Au Mali, il y a beaucoup d’instruments juridiques  en faveur des femmes. Mais leur applicabilité pose problème.

Qu’est-ce qu’il faut faire pour protéger davantage les femmes ?

Il y a une part de responsabilité de l’État. L’Etat c’est l’Exécutif, le Judiciaire et le Législatif. Il arrive que le pouvoir législatif vote des lois mais ce n’est pas suffisant. L’Assemblée Nationale fait la loi sur l’initiative de l’Exécutif mais son application concrète revient aux Juges.  Normalement, le mécanisme qui doit consister à donner de l’importance à une loi dépend de l’Exécutif et de la sanction qui suit. Parce qu’on peut avoir des belles lois, des beaux textes, ce serait comme des parures, si on ne peut pas les mettre en œuvre. Ce sont des mécanismes dès qu’on essaie de les mettre œuvre, il y aura toujours les pesanteurs culturelles et sociales. Ce qui fait qu’il n’y a pas de sanction. Les femmes ont encore du chemin devant elles.

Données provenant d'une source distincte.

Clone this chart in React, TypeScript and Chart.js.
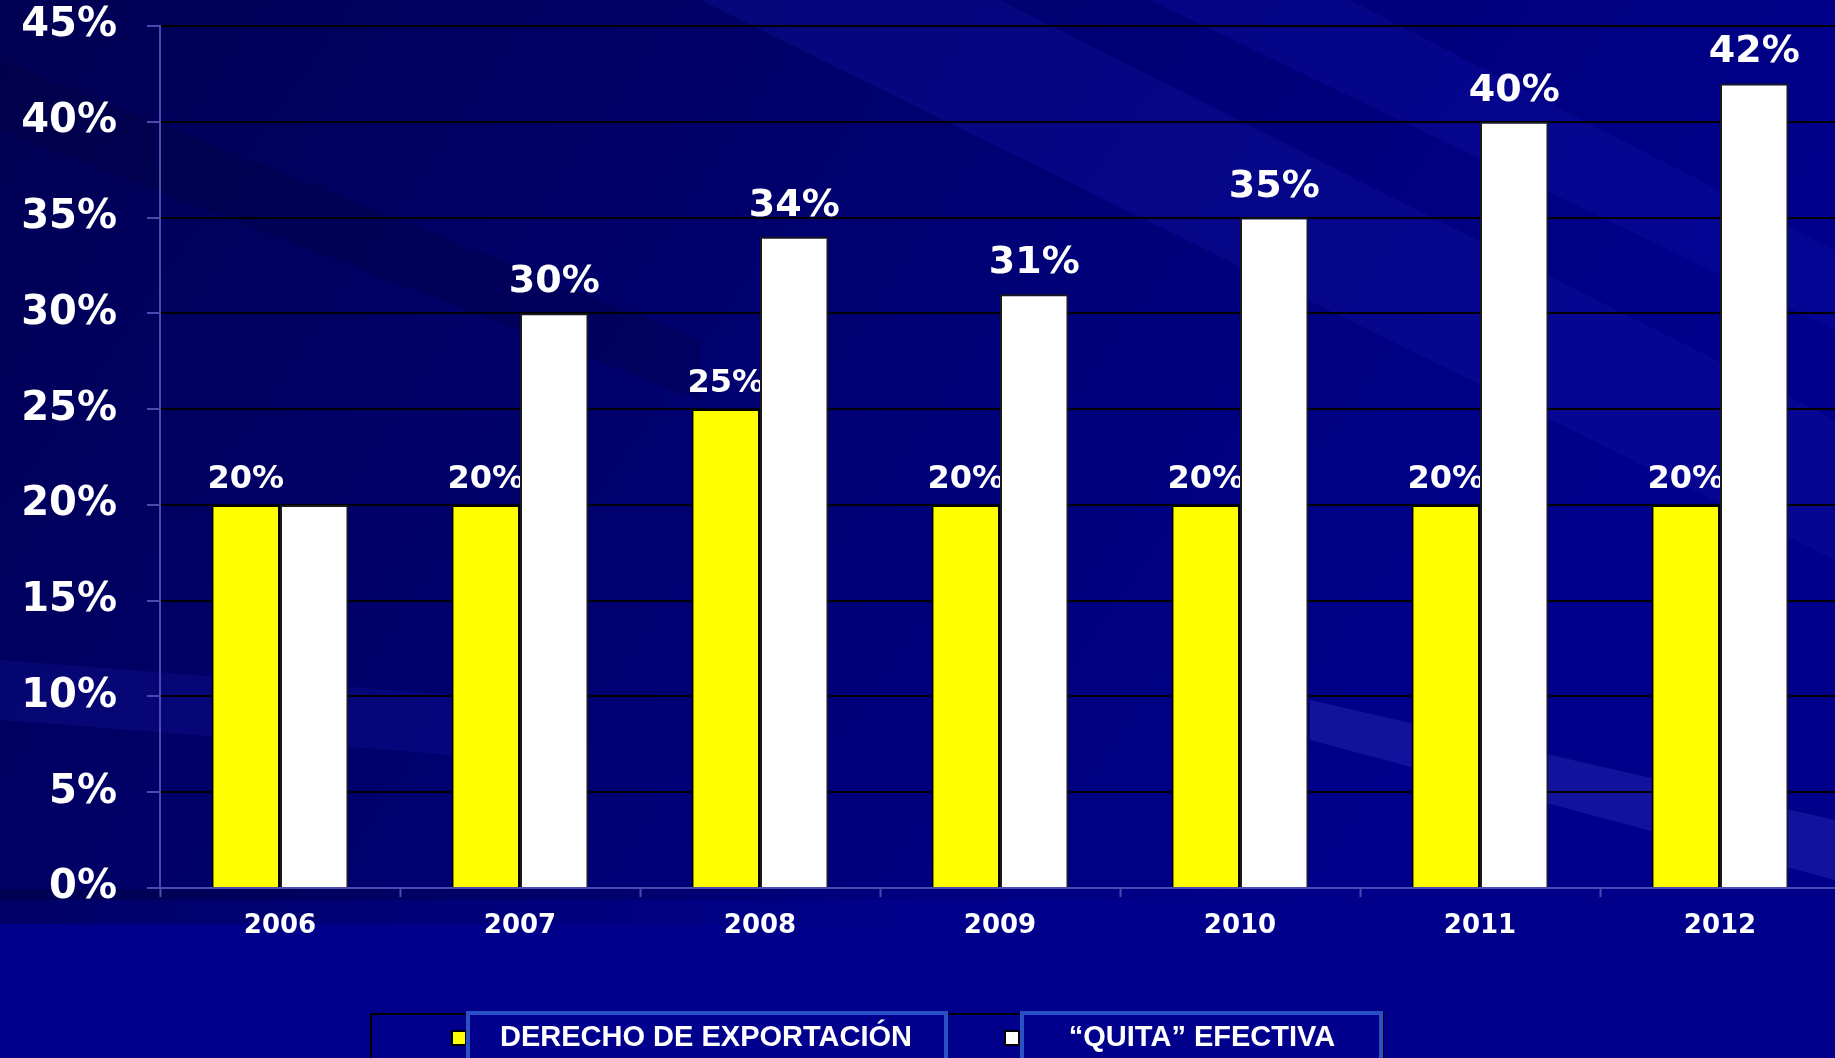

Concrètement, qu’est-ce qu’il faut faire pour changer la donne?

Il faut avoir le courage de s’intéresser à cette problématique, d’en parler et de dénoncer. Il faut des actions concrètes pour mettre fin à certaines pratiques néfastes qui menacent les droits des femmes. Ce, au nom du Droit à l’intégrité physique et morale de la femme.